Page last updated at 11:47 GMT, Wednesday, 1 April 2009 12:47 UK

Skateboarding and yoga boost PE

Boy skateboarding
Alternative sports are helping to encourage physical activity

Non-traditional school sports such as skateboarding, cheerleading, golf and yoga are increasing the popularity of PE lessons in England, inspectors say.

Oftsed inspectors said alternative sports including street dance and martial arts had "improved engagement", particularly among vulnerable groups.

But the school inspectors' report said the broader picture of young people's health and fitness was worrying.

It said pupils must take "decisive action to halt the trend to obesity".

The report said: "The rate of obesity in young people continues to rise; projections are frightening - for example that nine in 10 adults and two thirds of children will be obese by 2050.

"The challenge is for all schools to find time for physical education and to give young people the skills and dispositions to last them into adulthood so they make independent choices about healthy lifestyles.

Two hours of sport

Inspectors found pupils' achievement was good or outstanding in two thirds of the primary and in over three quarters of the secondary schools visited.

The majority of the 99 primary schools inspected were offering two hours of PE, in line with the government's 2002 target.

And inspectors praised primary schools for providing a full PE curriculum "despite cramped hall space or limited outdoor facilities, or both".

Of the 84 secondary schools visited, nine out of 10 offered two hours of physical education each week in Key Stage 3 (11 to 14 year-olds).

But this provision reduced significantly for pupils preparing for GCSEs.

Less than half of the schools visited offered two hours or more at Key Stage 4 (14 to 16-year-olds) and in one of the schools, pupils had only 30 minutes a week of PE.

Use of ICT

Inspectors said schools needed to make more use of new technologies in teaching PE.

Example of good practice in some of the primary schools visited included using digital cameras to evaluate pupils' performance and getting pupils to view their gymnastics performance on laptops.

Fewer than one in 10 of the secondary schools visited used information communication technology (ICT) to stimulate pupils' interest.
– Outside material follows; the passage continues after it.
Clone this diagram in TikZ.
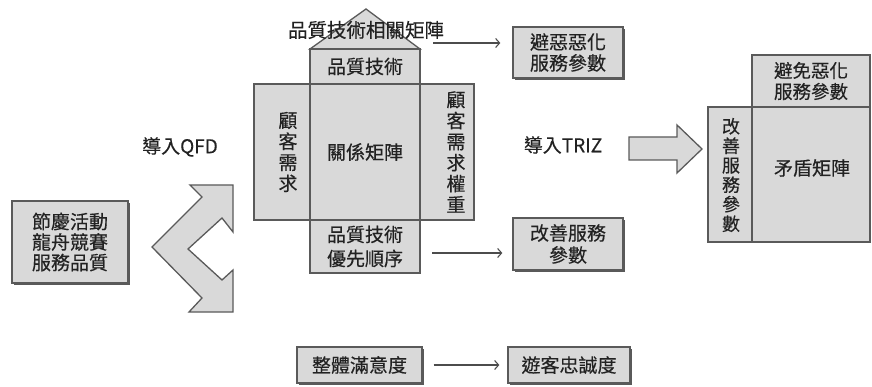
\documentclass[tikz,border=0pt]{standalone}
\usepackage{fontspec}
\newfontfamily\cjk[FakeBold=0.35]{Noto Sans CJK TC}
\usetikzlibrary{arrows.meta,shadows}
\definecolor{boxfill}{HTML}{D9D9D9}
\definecolor{boxline}{HTML}{5A5A5A}
\definecolor{txt}{HTML}{222222}
\newcommand\fsz[2]{\cjk\fontsize{#1}{#2}\selectfont}
\tikzset{
  every node/.style={font=\fsz{19}{20.5}, text=txt, inner sep=0pt, align=center},
  cell/.style={draw=boxline, fill=boxfill, line width=1.3pt},
  hcell/.style={cell, drop shadow={shadow xshift=1.2pt, shadow yshift=-1.2pt, fill=black!45, opacity=1}},
  sbox/.style={cell, drop shadow={shadow xshift=1.6pt, shadow yshift=-1.6pt, fill=black!65, opacity=1}},
  conn/.style={draw=black!70, line width=1.1pt, -{Straight Barb[length=4pt,width=9pt,line width=1.1pt]}},
  bigarrow/.style={draw=boxline, fill=boxfill, line width=1.3pt, line join=miter},
  vtext/.style={font=\fsz{19}{21}}
}
\begin{document}
\begin{tikzpicture}[x=1pt,y=-1pt]
\useasboundingbox (0,0) rectangle (872,387);

% left box
\node[sbox, minimum width=116pt, minimum height=82pt] (fest) at (70,242) {節慶活動\\龍舟競賽\\服務品質};

% chevron double arrow
\draw[bigarrow] (152,247) -- (202,197) -- (190,185) -- (233,185) -- (233,232) -- (222,218)
  -- (188,249) -- (222,280) -- (233,270) -- (233,312) -- (189,312) -- (202,298) -- cycle;

\node (qfd) at (180,147) {導入QFD};

% house of quality
\draw[cell] (310,49) -- (366,9) -- (420,49) -- cycle;
\node[hcell, minimum width=110pt, minimum height=35pt] (tech) at (365,66.5) {品質技術};
\node[hcell, minimum width=56pt, minimum height=136pt] (lwall) at (282,152) {};
\node[vtext] at (288,152) {顧\\客\\需\\求};
\node[hcell, minimum width=110pt, minimum height=136pt] (rel) at (365,152) {關係矩陣};
\node[hcell, minimum width=54pt, minimum height=136pt] (rwall) at (447,152) {};
\node[vtext] at (456,152) {顧\\客\\需\\求\\權\\重};
\node[hcell, minimum width=110pt, minimum height=53pt, font=\fsz{19}{24}] (prio) at (365,246.5) {品質技術\\優先順序};
\node[font=\fsz{19.5}{22}] (corr) at (366,30) {品質技術相關矩陣};

% outputs
\node[sbox, minimum width=110pt, minimum height=51pt, font=\fsz{19}{21}] (avoid) at (568,52.5) {避惡惡化\\服務參數};
\coordinate (a1) at (433,43);
\draw[conn, shorten >=12pt] (a1) -- (a1 -| avoid.west);

\node[sbox, minimum width=110pt, minimum height=52pt, font=\fsz{19}{22}] (improve) at (568,244) {改善服務\\參數};
\coordinate (a2) at (432,253);
\draw[conn, shorten >=10pt] (a2) -- (a2 -| improve.west);

% TRIZ
\node (triz) at (563,145) {導入TRIZ};
\draw[bigarrow] (629,137) -- (677,137) -- (677,125) -- (702,149) -- (677,173) -- (677,160) -- (629,160) -- cycle;

% contradiction matrix
\node[hcell, minimum width=118pt, minimum height=52pt, font=\fsz{18.5}{21}] (worsen) at (811,81) {避免惡化\\服務參數};
\node[hcell, minimum width=44pt, minimum height=135pt] (impcol) at (730,174.5) {};
\node[font=\fsz{18}{19.5}] at (731,175) {改\\善\\服\\務\\參\\數};
\node[hcell, minimum width=118pt, minimum height=135pt] (contra) at (811,174.5) {};
\node at (812,168) {矛盾矩陣};

% bottom
\node[sbox, minimum width=125pt, minimum height=36pt] (sat) at (359.5,365) {整體滿意度};
\node[sbox, minimum width=122pt, minimum height=36pt] (loyal) at (569,365) {遊客忠誠度};
\draw[conn, shorten <=11pt, shorten >=8pt] (sat) -- (loyal);
\end{tikzpicture}
\end{document}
Procedures for assessing, recording and tracking students' progress remained "a relative weakness" in many of the schools visited.

Primary schools were urged to make better connections between PE and other subjects - such as science in the context of a healthy lifestyle - to help pupils put their learning in context.

Inspectors said PE teaching in primary schools was more variable than in secondaries, because the subject tended to be taught by class teachers rather than specialists.

Schools that used teachers with specialist knowledge to teach all PE lessons had higher standards, they said.

Children's minister Delyth Morgan said the government's investment in PE and school sport had paid off.

"More young people are doing at least two hours' high quality PE and sport than ever before, and the quality of PE and sport that they are doing is continually improving."